PROBLEM TO SOLVE: Copy out the material below in full, but not its images.

Charts and diagrams as code:
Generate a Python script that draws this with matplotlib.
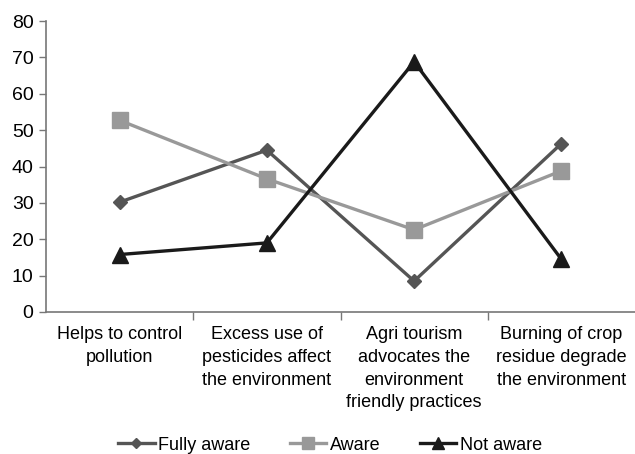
import matplotlib
matplotlib.use('Agg')
import matplotlib.pyplot as plt
import numpy as np

# Awareness survey responses (%)
categories = [
    'Helps to control\npollution',
    'Excess use of\npesticides affect\nthe environment',
    'Agri tourism\nadvocates the\nenvironment\nfriendly practices',
    'Burning of crop\nresidue degrade\nthe environment',
]
fully_aware = [30.2, 44.5, 8.5, 46.3]
aware = [52.7, 36.6, 22.6, 38.8]
not_aware = [15.8, 19.0, 68.8, 14.5]

plt.rcParams['font.family'] = ['Liberation Sans', 'DejaVu Sans']

fig = plt.figure(figsize=(6.35, 4.54), dpi=100)
ax = fig.add_axes([46 / 635, 1 - 312 / 454, 1 - 46 / 635, (312 - 21) / 454])

x = np.arange(len(categories))
ax.plot(x, fully_aware, color='#555555', lw=2.4, marker='D', ms=7,
        label='Fully aware')
ax.plot(x, aware, color='#999999', lw=2.4, marker='s', ms=11.5,
        label='Aware')
ax.plot(x, not_aware, color='#1a1a1a', lw=2.4, marker='^', ms=11,
        label='Not aware')

ax.set_xlim(-0.5, len(categories) - 0.5)
ax.set_ylim(0, 80)
ax.set_yticks(range(0, 81, 10))

# category labels centred, tick marks on the boundaries
ax.set_xticks(x)
ax.set_xticklabels(categories, fontsize=13, linespacing=1.45, va='top')
ax.tick_params(axis='x', which='major', length=0, pad=10)
ax.set_xticks(np.arange(0.5, len(categories) - 0.5, 1), minor=True)
ax.tick_params(axis='x', which='minor', length=6, color='#777777', width=1)
ax.tick_params(axis='y', length=5, color='#777777', width=1, labelsize=14,
               pad=4)

for side in ['top', 'right']:
    ax.spines[side].set_visible(False)
for side in ['left', 'bottom']:
    ax.spines[side].set_color('#777777')
    ax.spines[side].set_linewidth(1.2)

fig.legend(loc='lower center', bbox_to_anchor=(0.52, -0.035), ncol=3,
           frameon=False, fontsize=13, handlelength=2.0, handletextpad=0.2,
           columnspacing=2.2, markerscale=0.8)

fig.savefig('out.png', dpi=100, facecolor='white')
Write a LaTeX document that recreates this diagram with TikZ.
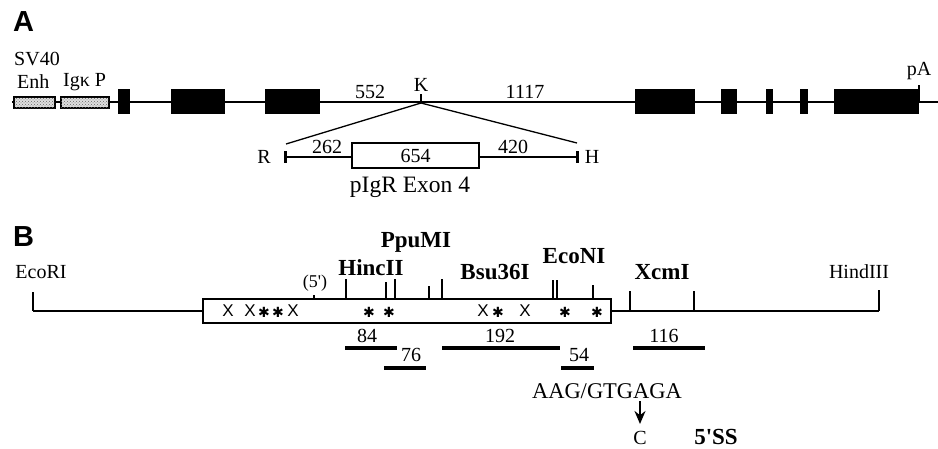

ANSWER TO THE EXERCISE:
Generate a Python script that draws this with matplotlib.
import matplotlib
matplotlib.use('Agg')
import matplotlib.pyplot as plt
import numpy as np

# Awareness survey responses (%)
categories = [
    'Helps to control\npollution',
    'Excess use of\npesticides affect\nthe environment',
    'Agri tourism\nadvocates the\nenvironment\nfriendly practices',
    'Burning of crop\nresidue degrade\nthe environment',
]
fully_aware = [30.2, 44.5, 8.5, 46.3]
aware = [52.7, 36.6, 22.6, 38.8]
not_aware = [15.8, 19.0, 68.8, 14.5]

plt.rcParams['font.family'] = ['Liberation Sans', 'DejaVu Sans']

fig = plt.figure(figsize=(6.35, 4.54), dpi=100)
ax = fig.add_axes([46 / 635, 1 - 312 / 454, 1 - 46 / 635, (312 - 21) / 454])

x = np.arange(len(categories))
ax.plot(x, fully_aware, color='#555555', lw=2.4, marker='D', ms=7,
        label='Fully aware')
ax.plot(x, aware, color='#999999', lw=2.4, marker='s', ms=11.5,
        label='Aware')
ax.plot(x, not_aware, color='#1a1a1a', lw=2.4, marker='^', ms=11,
        label='Not aware')

ax.set_xlim(-0.5, len(categories) - 0.5)
ax.set_ylim(0, 80)
ax.set_yticks(range(0, 81, 10))

# category labels centred, tick marks on the boundaries
ax.set_xticks(x)
ax.set_xticklabels(categories, fontsize=13, linespacing=1.45, va='top')
ax.tick_params(axis='x', which='major', length=0, pad=10)
ax.set_xticks(np.arange(0.5, len(categories) - 0.5, 1), minor=True)
ax.tick_params(axis='x', which='minor', length=6, color='#777777', width=1)
ax.tick_params(axis='y', length=5, color='#777777', width=1, labelsize=14,
               pad=4)

for side in ['top', 'right']:
    ax.spines[side].set_visible(False)
for side in ['left', 'bottom']:
    ax.spines[side].set_color('#777777')
    ax.spines[side].set_linewidth(1.2)

fig.legend(loc='lower center', bbox_to_anchor=(0.52, -0.035), ncol=3,
           frameon=False, fontsize=13, handlelength=2.0, handletextpad=0.2,
           columnspacing=2.2, markerscale=0.8)

fig.savefig('out.png', dpi=100, facecolor='white')
Write a LaTeX document that recreates this diagram with TikZ.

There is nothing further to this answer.